"DUTY-BOUND": The Deontological Ethics of Propaganda
by MKRam on June 9, 2015 - 3:50pm
Propaganda, according to Brittanica’s online search engine, has been defined as a “dissemination of information – facts, arguments, rumors, half-truths, lies – [meant] to influence public opinion” (Smith). Through propaganda, accepted (as well as unaccepted) virtues and values are conveyed through the use of symbols through artistic and non-artistic means (such as music, fashion, film, currency, etc.) to have them follow a particular set of actions, attitudes, or beliefs that a propagandist deems acceptable or “right” (Smith). A propagandist can be compared to Thrasymachus’ idea of the unjust, yet prosperous tyrant who is respected and feared, as suggested in Plato’s Republic (Deigh 4). It has been and is still used by many propagandists all over the world as means of imposing their values on the public. It was made popular in WW1 and WW2 by multiple nations, encouraging the public and the soldiers alike. This can be exemplified through war propaganda encouraging soldiers of involved nations to fight for their country, and was also used to antagonize Jews in Nazi Germany through posters, and other means (with Hitler as the propagandist). It is also used today in political campaigning and by modern day radical groups (notably ISIS, who ironically receive praise for how masterful their propaganda films are). But regardless of the cultural context, all propaganda places an emphasis on power. What people are exposed to in these displays of art and in society is a blend of words and images that move them and influences their morality as well as warns them of the consequences should they refuse to follow. It is all based on the respected propagandist’s values and beliefs. However, how ever could these people tell whether following these rules were morally right or wrong? That’s where the idea of ethics comes in.
The idea of propaganda is similar to religion in that people are encouraged to follow and believe in this "superior" set of values whether they believe it or not, only propaganda has far more negative connotations. The intention with both is to have people devote themselves to adhere to their set of predetermined rules, and to do this, art is employed. Art has always been used as a persuasive mean. It has been used for centuries, presenting and telling stories that govern human behaviour, values and decision-making. The same applies to modern advertising techniques, where every aspect of design is important if one desires the public’s attention, as well as present social/ethical standards. This explains the employment of psychologists as consultants for manipulating human behaviour. In effect, the goal for both would both be having people feel “duty-bound” to respect them by establishing a set of moral maxims, ultimately employing a deontological ethic upon their subjects. A deontological perspective is defined by following a set of rules deemed acceptable by one or many moral maxims, such as those of higher authority (religious leaders, moral leaders, employers, etc.), reason, or Immanuel Kant’s Categorical Imperative which dictated that what is ethical is based on what a person believes everyone should do based on a set of formalistic rules, principles and maxims (Merrill 25, 27).
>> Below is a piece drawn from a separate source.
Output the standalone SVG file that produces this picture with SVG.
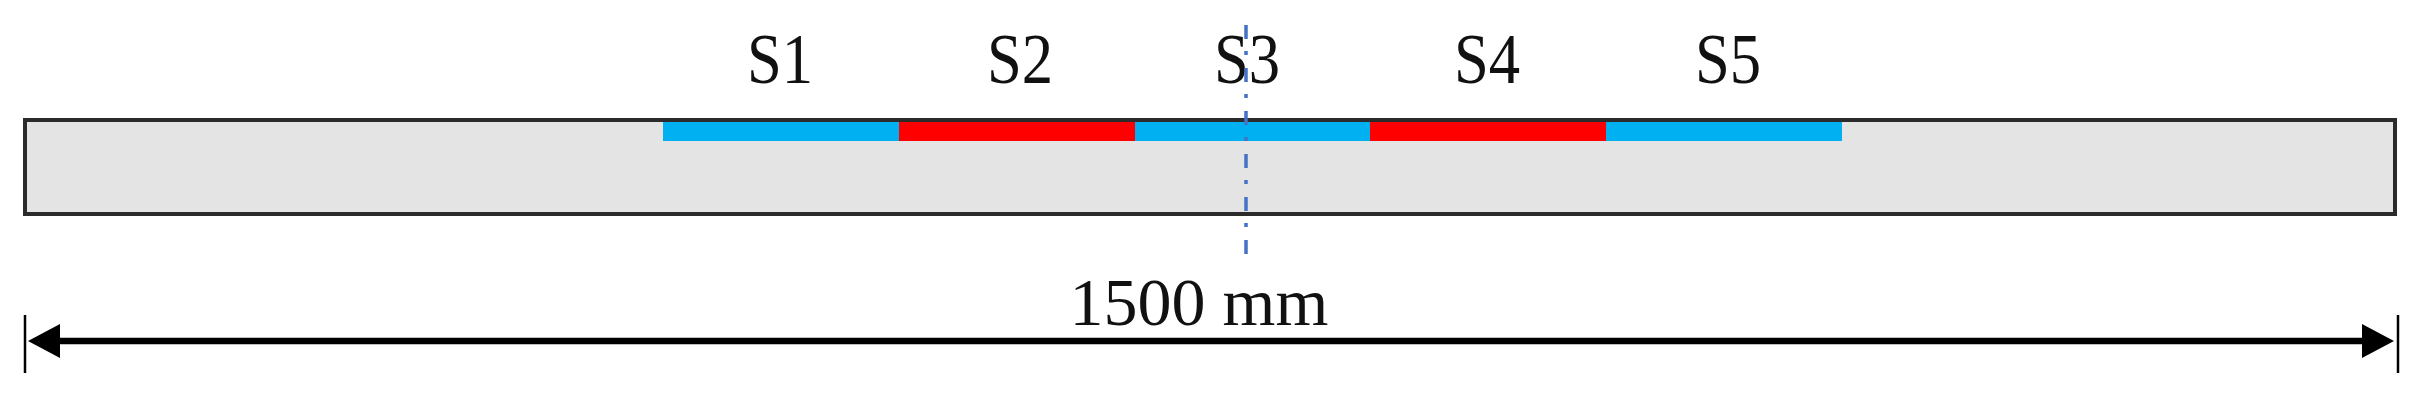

In effect, people will simply follow the ideals being imposed upon them so they are deemed ethical. They also act out of fear that they will be alienated if caught doing something deemed unethical. It is therefore through actions that people are duty-bound to fulfill regardless of their point of view. This system is governed by the fulfillment of actions, not in consideration of consequences as a teleological system would dictate. Its focus is also different from that of virtue ethics, where an emphasis is placed on character; an “agent” in question.
Now, a teleologist may argue against this in response to a variant of Kant’s categorical imperative, which states that no person should be used as a means to an end, but simply as an end (Merrill 25). They might argue that the propagandist may contradict this, as they employ agents to carry out the propaganda as means of achieving their perception of a “greater good” for his people. However, when one considers that through the information spread by the propagandist can develop into moral maxims (of a particular group), then his intention becomes deontological, as in religion. Furthermore, it could also be argued that virtue ethics can be rooted in the character of the propagandist, but this falls in contrast with the deontological idea that the propagandist might himself feel duty-bound to follow through with his actions.
Deigh, John. “What is Ethics.” 345-LPH-MS: Media Ethics. Ed. Sarah Waurechen. Montreal: Eastman. 2015. 3-15. Print.
Merrill, John C. “Overview: The Theoretical Foundations of Media Ethics.” 345-LPH-MS: Media Ethics. Ed. Sarah Waurechen. Montreal. Eastman. 2015. 17-46. Print.
Smith, Bruce Lannes. "Propaganda." 27 April 2014. Brittanica. Web. 7 June 2015.